Collect all lines containing the word "matplotlib" from the data.

--------------------------------------------------

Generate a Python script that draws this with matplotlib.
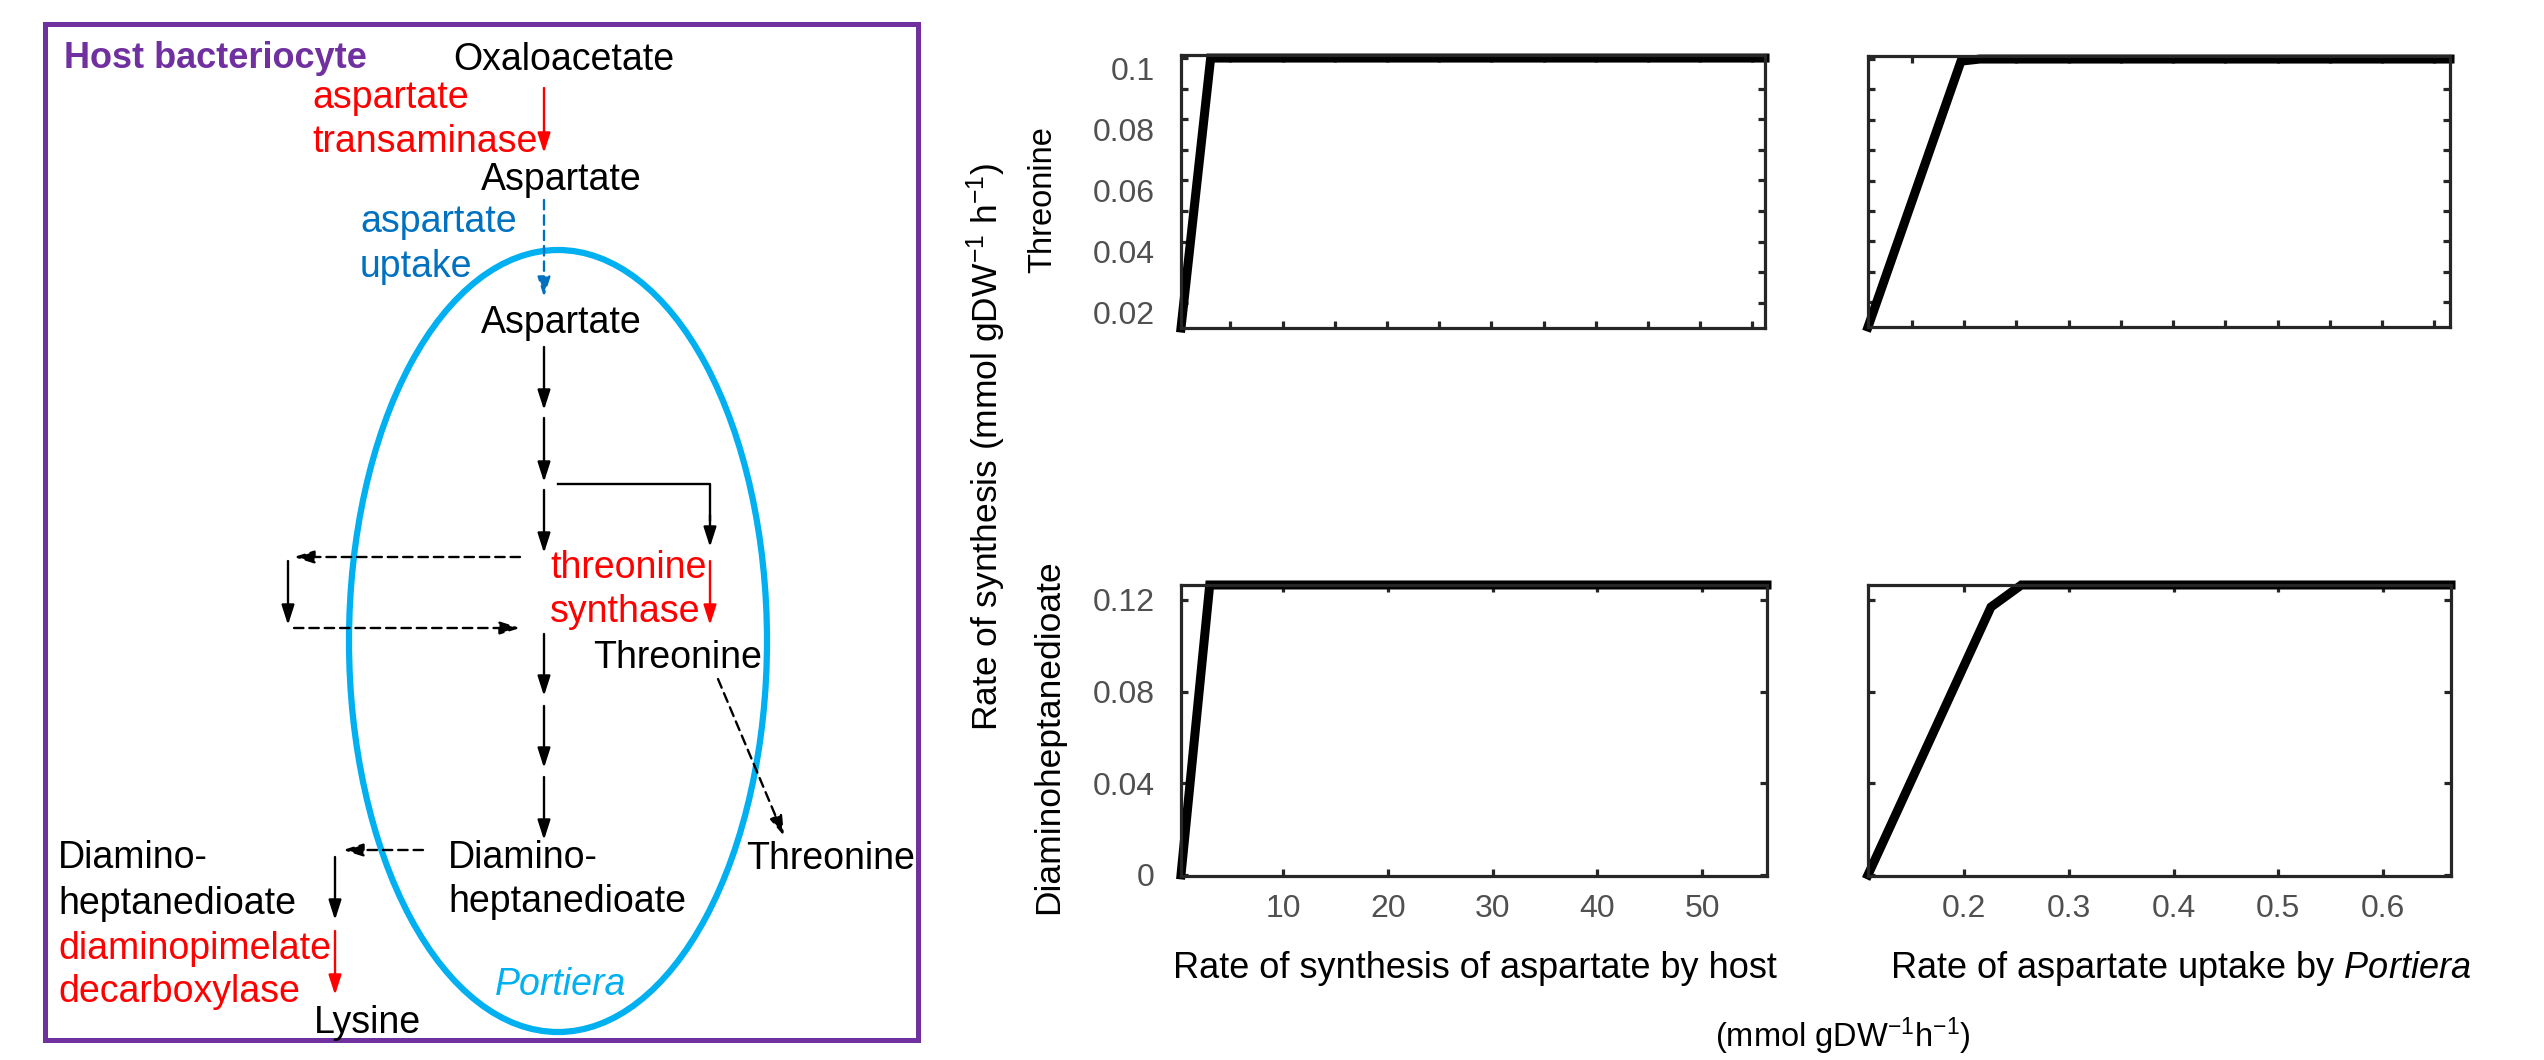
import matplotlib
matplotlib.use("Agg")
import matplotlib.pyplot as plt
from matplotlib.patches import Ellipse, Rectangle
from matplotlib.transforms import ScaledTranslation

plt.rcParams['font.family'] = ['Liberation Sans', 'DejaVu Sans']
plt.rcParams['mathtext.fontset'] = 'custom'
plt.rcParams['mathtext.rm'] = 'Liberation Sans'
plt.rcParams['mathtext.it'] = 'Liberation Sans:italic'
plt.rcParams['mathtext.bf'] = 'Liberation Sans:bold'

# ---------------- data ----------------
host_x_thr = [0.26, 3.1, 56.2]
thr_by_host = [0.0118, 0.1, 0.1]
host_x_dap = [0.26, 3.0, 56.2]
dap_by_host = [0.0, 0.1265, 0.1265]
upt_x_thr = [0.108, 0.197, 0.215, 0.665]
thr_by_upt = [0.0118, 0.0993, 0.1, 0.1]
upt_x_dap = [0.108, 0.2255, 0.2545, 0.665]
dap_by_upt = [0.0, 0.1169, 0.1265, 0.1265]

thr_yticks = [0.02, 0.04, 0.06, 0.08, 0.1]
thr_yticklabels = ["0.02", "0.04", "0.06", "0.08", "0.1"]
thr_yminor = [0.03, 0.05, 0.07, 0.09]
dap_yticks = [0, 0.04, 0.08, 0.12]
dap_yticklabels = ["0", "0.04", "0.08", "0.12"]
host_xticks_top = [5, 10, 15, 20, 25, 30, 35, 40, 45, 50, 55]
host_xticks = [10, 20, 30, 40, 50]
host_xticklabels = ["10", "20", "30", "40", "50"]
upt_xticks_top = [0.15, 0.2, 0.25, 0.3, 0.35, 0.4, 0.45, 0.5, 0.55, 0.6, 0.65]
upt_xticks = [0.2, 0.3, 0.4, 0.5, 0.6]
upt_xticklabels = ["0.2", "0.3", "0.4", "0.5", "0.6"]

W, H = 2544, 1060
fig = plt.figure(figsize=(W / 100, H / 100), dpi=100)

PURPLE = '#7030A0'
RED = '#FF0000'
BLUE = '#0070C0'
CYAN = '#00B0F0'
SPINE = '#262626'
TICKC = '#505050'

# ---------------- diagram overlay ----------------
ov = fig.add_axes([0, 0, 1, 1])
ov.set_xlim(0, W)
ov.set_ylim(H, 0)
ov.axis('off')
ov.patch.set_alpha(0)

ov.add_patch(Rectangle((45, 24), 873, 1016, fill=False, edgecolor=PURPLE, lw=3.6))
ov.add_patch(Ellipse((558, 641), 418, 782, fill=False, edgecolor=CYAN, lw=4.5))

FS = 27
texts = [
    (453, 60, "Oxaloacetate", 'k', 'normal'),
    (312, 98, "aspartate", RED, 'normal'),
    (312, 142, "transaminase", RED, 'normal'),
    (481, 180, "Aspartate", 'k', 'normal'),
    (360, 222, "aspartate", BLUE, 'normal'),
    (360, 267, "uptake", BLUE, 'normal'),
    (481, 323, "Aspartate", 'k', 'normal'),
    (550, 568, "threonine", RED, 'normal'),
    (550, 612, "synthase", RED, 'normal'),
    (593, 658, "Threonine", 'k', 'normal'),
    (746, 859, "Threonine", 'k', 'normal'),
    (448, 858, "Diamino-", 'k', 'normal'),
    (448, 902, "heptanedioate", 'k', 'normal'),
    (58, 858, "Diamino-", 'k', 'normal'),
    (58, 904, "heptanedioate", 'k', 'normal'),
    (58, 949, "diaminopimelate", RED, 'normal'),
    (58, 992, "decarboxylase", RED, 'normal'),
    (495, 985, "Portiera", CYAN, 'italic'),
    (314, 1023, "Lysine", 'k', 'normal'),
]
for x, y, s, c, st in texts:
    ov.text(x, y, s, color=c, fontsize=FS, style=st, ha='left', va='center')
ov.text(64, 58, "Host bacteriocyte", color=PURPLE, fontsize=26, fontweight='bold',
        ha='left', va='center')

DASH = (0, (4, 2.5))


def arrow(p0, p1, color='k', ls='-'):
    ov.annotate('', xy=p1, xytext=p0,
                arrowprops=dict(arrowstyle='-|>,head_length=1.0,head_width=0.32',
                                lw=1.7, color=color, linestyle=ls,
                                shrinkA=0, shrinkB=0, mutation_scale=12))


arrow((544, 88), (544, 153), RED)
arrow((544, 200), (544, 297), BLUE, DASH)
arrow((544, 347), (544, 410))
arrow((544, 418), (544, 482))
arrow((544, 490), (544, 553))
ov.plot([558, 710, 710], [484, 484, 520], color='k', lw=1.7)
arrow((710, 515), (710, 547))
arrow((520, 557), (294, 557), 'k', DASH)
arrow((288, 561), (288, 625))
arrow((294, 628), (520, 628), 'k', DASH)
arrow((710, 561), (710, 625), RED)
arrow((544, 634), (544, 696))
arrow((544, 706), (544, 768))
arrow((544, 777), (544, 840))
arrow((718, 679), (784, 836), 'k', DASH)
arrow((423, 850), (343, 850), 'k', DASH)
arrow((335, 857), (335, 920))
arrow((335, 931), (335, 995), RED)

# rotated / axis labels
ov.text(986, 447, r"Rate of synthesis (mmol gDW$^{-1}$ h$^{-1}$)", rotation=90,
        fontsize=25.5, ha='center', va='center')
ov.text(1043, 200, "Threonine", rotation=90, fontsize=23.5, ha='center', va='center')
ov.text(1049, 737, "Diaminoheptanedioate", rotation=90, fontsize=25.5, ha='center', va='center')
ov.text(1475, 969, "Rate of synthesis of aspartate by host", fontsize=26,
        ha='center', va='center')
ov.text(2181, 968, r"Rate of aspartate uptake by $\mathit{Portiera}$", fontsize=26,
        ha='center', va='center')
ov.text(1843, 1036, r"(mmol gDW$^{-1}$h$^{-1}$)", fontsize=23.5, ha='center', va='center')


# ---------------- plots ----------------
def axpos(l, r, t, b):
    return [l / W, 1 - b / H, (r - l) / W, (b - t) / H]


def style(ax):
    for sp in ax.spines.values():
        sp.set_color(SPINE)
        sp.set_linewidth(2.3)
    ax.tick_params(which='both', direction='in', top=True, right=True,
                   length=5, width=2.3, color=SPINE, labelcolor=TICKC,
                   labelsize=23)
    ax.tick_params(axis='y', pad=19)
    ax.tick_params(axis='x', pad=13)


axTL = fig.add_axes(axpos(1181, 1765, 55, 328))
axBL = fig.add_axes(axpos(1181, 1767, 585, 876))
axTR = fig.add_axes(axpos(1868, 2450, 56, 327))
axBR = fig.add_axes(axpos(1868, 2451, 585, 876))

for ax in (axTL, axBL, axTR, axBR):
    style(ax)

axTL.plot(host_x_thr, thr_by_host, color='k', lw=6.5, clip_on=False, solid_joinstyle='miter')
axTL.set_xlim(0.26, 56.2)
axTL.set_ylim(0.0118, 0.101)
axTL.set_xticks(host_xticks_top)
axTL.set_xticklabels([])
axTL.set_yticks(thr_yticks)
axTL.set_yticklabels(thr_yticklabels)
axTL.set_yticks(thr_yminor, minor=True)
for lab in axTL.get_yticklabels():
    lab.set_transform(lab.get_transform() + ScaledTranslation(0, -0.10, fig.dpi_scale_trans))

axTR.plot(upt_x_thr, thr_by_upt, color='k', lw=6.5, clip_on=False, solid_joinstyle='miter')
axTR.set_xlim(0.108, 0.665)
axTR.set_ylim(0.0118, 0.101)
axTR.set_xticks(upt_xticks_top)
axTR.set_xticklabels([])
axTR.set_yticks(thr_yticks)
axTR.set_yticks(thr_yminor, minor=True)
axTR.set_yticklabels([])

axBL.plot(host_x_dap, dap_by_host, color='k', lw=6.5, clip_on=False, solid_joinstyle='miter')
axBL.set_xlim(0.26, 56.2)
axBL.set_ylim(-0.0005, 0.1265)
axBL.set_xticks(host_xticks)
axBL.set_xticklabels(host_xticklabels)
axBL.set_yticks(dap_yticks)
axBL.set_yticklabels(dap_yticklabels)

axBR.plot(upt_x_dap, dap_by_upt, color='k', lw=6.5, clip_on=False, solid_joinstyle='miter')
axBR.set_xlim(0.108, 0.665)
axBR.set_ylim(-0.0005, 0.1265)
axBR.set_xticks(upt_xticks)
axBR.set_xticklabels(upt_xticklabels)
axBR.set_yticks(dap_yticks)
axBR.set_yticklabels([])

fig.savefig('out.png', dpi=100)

--------------------------------------------------

Expected answer
Generate a Python script that draws this with matplotlib.
import matplotlib
matplotlib.use("Agg")
import matplotlib.pyplot as plt
from matplotlib.patches import Ellipse, Rectangle
from matplotlib.transforms import ScaledTranslation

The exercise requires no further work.